6 maggio 2017

Scott Ian - "I'm the Man" (Da Capo Press 2014)

Dei quattro gruppi che compongono il set dei Big 4, ovvero le quattro band fondamentali che hanno fatto la storia del thrash metal, i meno amati dal sottoscritto sono senza alcun dubbio gli Anthrax. Rettifico: apprezzo molto la band di Scott Ian & Co.! Ancora oggi ascolto diversi dischi del combo newyorchese e li seguo in sede live tutte le volte che posso, ma non mi si faccia un paragone, almeno di cuore, con i Megadeth, i Metallica, gli Slayer e le altre escluse dal circolo dei 4, come Overkill ed Exodus. Gli Anthrax mi son simpatici, ma non ho mai amato alcuni loro lavori e nemmeno il loro cantante principale. Se c'è un gruppo che ha gestito male la propria carriera, anche purtroppo a causa di dissidi interni e scelte sbagliate di gestione con le loro etichette, questi sono gli Anthrax stessi! Ma procediamo con ordine...
L'autobiografia di Scott Ian, lo devo dire, è davvero bella! Diversi retroscena della band del chitarrista calvo più famoso del metal, sono narrati attraverso le sue parole. Molti fan si saranno sempre chiesto quali sono state le cause dell'allontanamento di Joey Belladonna dal gruppo, oppure perchè diversi loro dischi risultino così fiacchi e poco convincenti, oppure cosa ha portato Scott Ian ad abbandonare l'amico Dan Lilker, co-fondatore della band, già dai primi anni di carriera. In questo libro si trovano tante domande a cui viene data una risposta, ovviamente dal punto di vista personale di quello che rappresenta l'anima stessa degli Anthrax. Scott Ian sembra sincero, ma troppe volte risulta il responsabile di quella che è stata un'involuzione di una band che non è mai riuscita ad eguagliare i loro stessi amici e rivali. Gli Anthrax sono passati attraverso buoni e cattivi dischi e cambi di line up che li hanno destabilizzati dal loro interno. La sostituzione di Belladonna con il più talentuoso John Bush, uno dei singer più bravi di tutto il panorama musicale, poteva essere la soluzione vincente e l'inizio di un'immortalità sempre sfiorata ma mai raggiunta. Eppure sono riusciti a fallire dove altri avrebbero trionfato, crollando miseramente già dal secondo lavoro del loro nuovo corso. I tempi non erano favorevoli, sono d'accordo, ma gli Anthrax hanno più volte rischiato di scomparire dalla faccia del music biz, anche se prontamente resuscitati ogni qual volta qualcuno gli ha offerto al volo un'opportunità di riscatto. Scott parla della band, ma anche dei suoi numerosi problemi personali, in primis due matrimoni falliti alle spalle che gli hanno lasciato il segno ed inevitabilmente hanno influito nella sua carriera personale. Ad ogni modo il chitarrista ha fatto di tutto per tenere in alto la propria band, anche sacrificando scelte azzeccate come gli S.O.D. o alcune amicizie importanti. Oggi gli Anthrax hanno finalmente trovato il loro equilibrio, anche grazie ad una ritrovata maturità musicale, un Belladonna rigenerato e due dischi piuttosto belli. I fan li hanno perdonati, anche se alcune scelte di Ian e soci, come ad esempio sconfinare del metal-rap in tempi ancora non pronti all'evento, sono giustificate in funzione di una ricerca del diverso, del seguire i propri istinti e le loro passioni.
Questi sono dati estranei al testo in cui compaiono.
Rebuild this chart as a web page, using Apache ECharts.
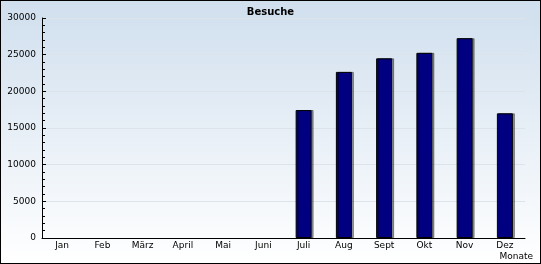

La parte migliore del libro si ha quando Scott racconta numerosi aneddoti sulla band e soprattutto sui suoi colleghi musicisti con cui ha avuto la fortuna di condividere tour e bus, oltre ad amicizie di ogni tipo. Al Jourgensen dei Ministry, Rob Zombie, Ozzy, Dave Mustaine e gli stessi Metallica, i Public Enemy, passando per la morte di Cliff Burton e di Dimebag Darrell: la lista è piuttosto lunga.
Ad oggi il libro è reperibile solo in edizione in lingua originale, perciò chi volesse cimentarsi in questa lettura, scoprire tutti i segreti di una leggenda del metal, deve per forza avere una'infarinatura di inglese come il sottoscritto, che, pur con tutti i suoi limiti e il suo inglese da sopravvivenza, fa di tutto per non tralasciare nessuna memoria dei suoi eroi.